WHAT IS BEING ASKED = Retype the whole listing, please, keeping every line exact and dropping the pictures.
# # # # # # #
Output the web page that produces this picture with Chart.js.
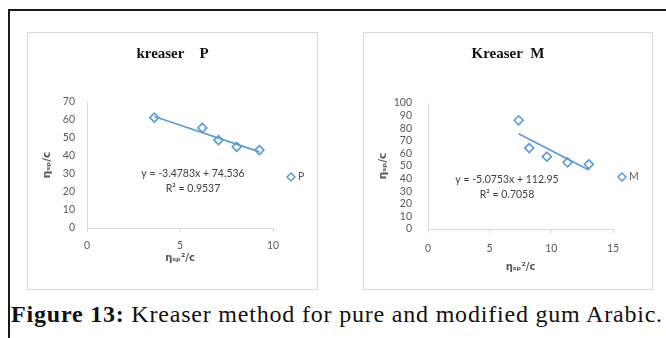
<!DOCTYPE html>
<html><head><meta charset="utf-8">
<script src="https://cdn.jsdelivr.net/npm/chart.js@4.4.1/dist/chart.umd.min.js"></script>
<style>
html,body{margin:0;padding:0;background:#fff;width:666px;height:338px;overflow:hidden;}
#frame{position:absolute;left:8px;top:9px;width:700px;height:400px;border-left:2px solid #1a1a1a;border-top:2px solid #1a1a1a;}
.panel{position:absolute;top:32px;height:258px;border:1px solid #d9d9d9;box-sizing:border-box;}
.panel canvas{position:absolute;left:-1px;top:-1px;}
#caption{position:absolute;left:11px;top:301px;font-family:"Liberation Serif",serif;font-size:24px;letter-spacing:0.8px;white-space:nowrap;color:#111;}
</style></head>
<body>
<div id="frame"></div>
<div class="panel" style="left:27px;width:291px;"><canvas id="cP" width="291" height="258"></canvas></div>
<div class="panel" style="left:363px;width:290px;"><canvas id="cM" width="290" height="258"></canvas></div>
<div id="caption"><b>Figure 13:</b> Kreaser method for pure and modified gum Arabic.</div>
<script>
// ---- data ----
const titleP = 'kreaser    P';
const titleM = 'Kreaser  M';
const seriesP = 'P';
const seriesM = 'M';
const xP = [3.62, 6.2, 7.07, 8.05, 9.27];
const yP = [61.3, 55.6, 48.8, 45.1, 43.3];
const xM = [7.35, 8.21, 9.64, 11.31, 13.04];
const yM = [86.3, 64.2, 57.4, 52.9, 51.3];
const trendXP = [3.62, 9.27];
const trendYP = [61.94, 42.29];
const trendXM = [7.35, 13.04];
const trendYM = [75.65, 46.77];
const eqP = ['y = -3.4783x + 74.536', 'R\u00B2 = 0.9537'];
const eqM = ['y = -5.0753x + 112.95', 'R\u00B2 = 0.7058'];
const xTicksP = [0, 5, 10];
const yTicksP = [0, 10, 20, 30, 40, 50, 60, 70];
const xTicksM = [0, 5, 10, 15];
const yTicksM = [0, 10, 20, 30, 40, 50, 60, 70, 80, 90, 100];
const xAxisTitle = '\u03B7\u209B\u209A\u00B2/c';
const yAxisTitle = '\u03B7\u209B\u209A/c';

const BLUE = '#5B9BD5';
const GREY = '#595959';
const TICKFONT = {family: 'Lato, "Liberation Sans", sans-serif', size: 10.5};

const overlay = {
  id: 'overlay',
  afterDatasetsDraw(chart, args, o) {
    const ctx = chart.ctx;
    ctx.save();
    ctx.font = '10.5px Lato, "Liberation Sans", sans-serif';
    ctx.fillStyle = '#404040';
    ctx.textAlign = 'center';
    ctx.textBaseline = 'middle';
    ctx.fillText(o.eq[0], o.eqX, o.eqY);
    ctx.fillText(o.eq[1], o.eqX, o.eqY + 15);
    // legend marker drawn with the library's point renderer
    ctx.strokeStyle = BLUE;
    ctx.fillStyle = 'rgba(0,0,0,0)';
    ctx.lineWidth = 1.5;
    Chart.helpers.drawPoint(ctx, {pointStyle: 'rectRot', radius: 4, borderWidth: 1.5}, o.legX, o.legY);
    ctx.textAlign = 'left';
    ctx.fillStyle = GREY;
    ctx.fillText(o.legText, o.legX + 7, o.legY);
    ctx.restore();
  }
};

function makeChart(id, t, xs, ys, tx, ty, xt, yt, eq, leg, L) {
  const pts = xs.map((x, i) => ({x: x, y: ys[i]}));
  const tr = tx.map((x, i) => ({x: x, y: ty[i]}));
  new Chart(document.getElementById(id), {
    type: 'scatter',
    data: {datasets: [
      {label: leg, data: pts, pointStyle: 'rectRot', pointRadius: 4.5, pointBorderWidth: 1.6,
       borderColor: BLUE, backgroundColor: 'rgba(0,0,0,0)', pointBackgroundColor: 'rgba(0,0,0,0)', order: 1},
      {label: 'trend', data: tr, showLine: true, pointRadius: 0, borderColor: BLUE, borderWidth: 1.6, order: 2}
    ]},
    plugins: [overlay],
    options: {
      responsive: false, animation: false, events: [],
      layout: {padding: 0},
      plugins: {
        legend: {display: false}, tooltip: {enabled: false},
        title: {display: true, text: t, color: '#111',
          font: {family: '"Liberation Serif", serif', size: 15, weight: 'bold'},
          padding: {top: L.titleTop, bottom: L.titleBottom}},
        overlay: {eq: eq, eqX: L.eqX, eqY: L.eqY, legX: L.legX, legY: L.legY, legText: leg}
      },
      scales: {
        x: {type: 'linear', min: xt[0], max: xt[xt.length - 1],
          afterBuildTicks: s => { s.ticks = xt.map(v => ({value: v})); },
          afterFit: s => { s.height = L.xH; },
          grid: {display: true, drawOnChartArea: false, color: '#d9d9d9', tickLength: 4, tickColor: '#d9d9d9'},
          border: {color: '#d9d9d9'},
          ticks: {color: GREY, font: TICKFONT, padding: L.xPad, maxRotation: 0, autoSkip: false},
          title: {display: true, text: xAxisTitle, color: GREY,
            font: {family: '"DejaVu Sans", sans-serif', size: 10, weight: 'bold'}, padding: {top: 0, bottom: L.xTitlePad}}},
        y: {type: 'linear', min: yt[0], max: yt[yt.length - 1],
          afterBuildTicks: s => { s.ticks = yt.map(v => ({value: v})); },
          afterFit: s => { s.width = L.yW; },
          grid: {display: true, drawOnChartArea: false, drawTicks: false, color: '#d9d9d9'},
          border: {color: '#d9d9d9'},
          ticks: {color: GREY, font: TICKFONT, padding: L.yPad, autoSkip: false},
          title: {display: true, text: yAxisTitle, color: GREY,
            font: {family: '"DejaVu Sans", sans-serif', size: 10.5, weight: 'bold'}, padding: {top: 14, bottom: 0}}},
        spacer: {type: 'linear', position: 'right', display: true, min: 0, max: 1,
          afterFit: s => { s.width = L.right; },
          grid: {display: false}, border: {display: false}, ticks: {display: false}}
      }
    }
  });
}

makeChart('cP', titleP, xP, yP, trendXP, trendYP, xTicksP, yTicksP, eqP, seriesP,
  {right: 45, titleTop: 13, titleBottom: 39, xH: 62, yW: 60, xPad: 7, yPad: 12, xTitlePad: 26,
   eqX: 166, eqY: 142, legX: 264, legY: 145});
makeChart('cM', titleM, xM, yM, trendXM, trendYM, xTicksM, yTicksM, eqM, seriesM,
  {right: 40, titleTop: 13, titleBottom: 40, xH: 61, yW: 65, xPad: 9, yPad: 16, xTitlePad: 17,
   eqX: 144, eqY: 148, legX: 259, legY: 145});
</script>
</body></html>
# # # # # # #
RESPONSE TO THE EXERCISE =
Output the web page that produces this picture with Chart.js.
<!DOCTYPE html>
<html><head><meta charset="utf-8">
<script src="https://cdn.jsdelivr.net/npm/chart.js@4.4.1/dist/chart.umd.min.js"></script>
<style>
html,body{margin:0;padding:0;background:#fff;width:666px;height:338px;overflow:hidden;}
#frame{position:absolute;left:8px;top:9px;width:700px;height:400px;border-left:2px solid #1a1a1a;border-top:2px solid #1a1a1a;}
.panel{position:absolute;top:32px;height:258px;border:1px solid #d9d9d9;box-sizing:border-box;}
.panel canvas{position:absolute;left:-1px;top:-1px;}
#caption{position:absolute;left:11px;top:301px;font-family:"Liberation Serif",serif;font-size:24px;letter-spacing:0.8px;white-space:nowrap;color:#111;}
</style></head>
<body>
<div id="frame"></div>
<div class="panel" style="left:27px;width:291px;"><canvas id="cP" width="291" height="258"></canvas></div>
<div class="panel" style="left:363px;width:290px;"><canvas id="cM" width="290" height="258"></canvas></div>
<div id="caption"><b>Figure 13:</b> Kreaser method for pure and modified gum Arabic.</div>
<script>
// ---- data ----
const titleP = 'kreaser    P';
const titleM = 'Kreaser  M';
const seriesP = 'P';
const seriesM = 'M';
const xP = [3.62, 6.2, 7.07, 8.05, 9.27];
const yP = [61.3, 55.6, 48.8, 45.1, 43.3];
const xM = [7.35, 8.21, 9.64, 11.31, 13.04];
const yM = [86.3, 64.2, 57.4, 52.9, 51.3];
const trendXP = [3.62, 9.27];
const trendYP = [61.94, 42.29];
const trendXM = [7.35, 13.04];
const trendYM = [75.65, 46.77];
const eqP = ['y = -3.4783x + 74.536', 'R\u00B2 = 0.9537'];
const eqM = ['y = -5.0753x + 112.95', 'R\u00B2 = 0.7058'];
const xTicksP = [0, 5, 10];
const yTicksP = [0, 10, 20, 30, 40, 50, 60, 70];
const xTicksM = [0, 5, 10, 15];
const yTicksM = [0, 10, 20, 30, 40, 50, 60, 70, 80, 90, 100];
const xAxisTitle = '\u03B7\u209B\u209A\u00B2/c';
const yAxisTitle = '\u03B7\u209B\u209A/c';

const BLUE = '#5B9BD5';
const GREY = '#595959';
const TICKFONT = {family: 'Lato, "Liberation Sans", sans-serif', size: 10.5};

const overlay = {
  id: 'overlay',
  afterDatasetsDraw(chart, args, o) {
    const ctx = chart.ctx;
    ctx.save();
    ctx.font = '10.5px Lato, "Liberation Sans", sans-serif';
    ctx.fillStyle = '#404040';
    ctx.textAlign = 'center';
    ctx.textBaseline = 'middle';
    ctx.fillText(o.eq[0], o.eqX, o.eqY);
    ctx.fillText(o.eq[1], o.eqX, o.eqY + 15);
    // legend marker drawn with the library's point renderer
    ctx.strokeStyle = BLUE;
    ctx.fillStyle = 'rgba(0,0,0,0)';
    ctx.lineWidth = 1.5;
    Chart.helpers.drawPoint(ctx, {pointStyle: 'rectRot', radius: 4, borderWidth: 1.5}, o.legX, o.legY);
    ctx.textAlign = 'left';
    ctx.fillStyle = GREY;
    ctx.fillText(o.legText, o.legX + 7, o.legY);
    ctx.restore();
  }
};

function makeChart(id, t, xs, ys, tx, ty, xt, yt, eq, leg, L) {
  const pts = xs.map((x, i) => ({x: x, y: ys[i]}));
  const tr = tx.map((x, i) => ({x: x, y: ty[i]}));
  new Chart(document.getElementById(id), {
    type: 'scatter',
    data: {datasets: [
      {label: leg, data: pts, pointStyle: 'rectRot', pointRadius: 4.5, pointBorderWidth: 1.6,
       borderColor: BLUE, backgroundColor: 'rgba(0,0,0,0)', pointBackgroundColor: 'rgba(0,0,0,0)', order: 1},
      {label: 'trend', data: tr, showLine: true, pointRadius: 0, borderColor: BLUE, borderWidth: 1.6, order: 2}
    ]},
    plugins: [overlay],
    options: {
      responsive: false, animation: false, events: [],
      layout: {padding: 0},
      plugins: {
        legend: {display: false}, tooltip: {enabled: false},
        title: {display: true, text: t, color: '#111',
          font: {family: '"Liberation Serif", serif', size: 15, weight: 'bold'},
          padding: {top: L.titleTop, bottom: L.titleBottom}},
        overlay: {eq: eq, eqX: L.eqX, eqY: L.eqY, legX: L.legX, legY: L.legY, legText: leg}
      },
      scales: {
        x: {type: 'linear', min: xt[0], max: xt[xt.length - 1],
          afterBuildTicks: s => { s.ticks = xt.map(v => ({value: v})); },
          afterFit: s => { s.height = L.xH; },
          grid: {display: true, drawOnChartArea: false, color: '#d9d9d9', tickLength: 4, tickColor: '#d9d9d9'},
          border: {color: '#d9d9d9'},
          ticks: {color: GREY, font: TICKFONT, padding: L.xPad, maxRotation: 0, autoSkip: false},
          title: {display: true, text: xAxisTitle, color: GREY,
            font: {family: '"DejaVu Sans", sans-serif', size: 10, weight: 'bold'}, padding: {top: 0, bottom: L.xTitlePad}}},
        y: {type: 'linear', min: yt[0], max: yt[yt.length - 1],
          afterBuildTicks: s => { s.ticks = yt.map(v => ({value: v})); },
          afterFit: s => { s.width = L.yW; },
          grid: {display: true, drawOnChartArea: false, drawTicks: false, color: '#d9d9d9'},
          border: {color: '#d9d9d9'},
          ticks: {color: GREY, font: TICKFONT, padding: L.yPad, autoSkip: false},
          title: {display: true, text: yAxisTitle, color: GREY,
            font: {family: '"DejaVu Sans", sans-serif', size: 10.5, weight: 'bold'}, padding: {top: 14, bottom: 0}}},
        spacer: {type: 'linear', position: 'right', display: true, min: 0, max: 1,
          afterFit: s => { s.width = L.right; },
          grid: {display: false}, border: {display: false}, ticks: {display: false}}
      }
    }
  });
}

makeChart('cP', titleP, xP, yP, trendXP, trendYP, xTicksP, yTicksP, eqP, seriesP,
  {right: 45, titleTop: 13, titleBottom: 39, xH: 62, yW: 60, xPad: 7, yPad: 12, xTitlePad: 26,
   eqX: 166, eqY: 142, legX: 264, legY: 145});
makeChart('cM', titleM, xM, yM, trendXM, trendYM, xTicksM, yTicksM, eqM, seriesM,
  {right: 40, titleTop: 13, titleBottom: 40, xH: 61, yW: 65, xPad: 9, yPad: 16, xTitlePad: 17,
   eqX: 144, eqY: 148, legX: 259, legY: 145});
</script>
</body></html>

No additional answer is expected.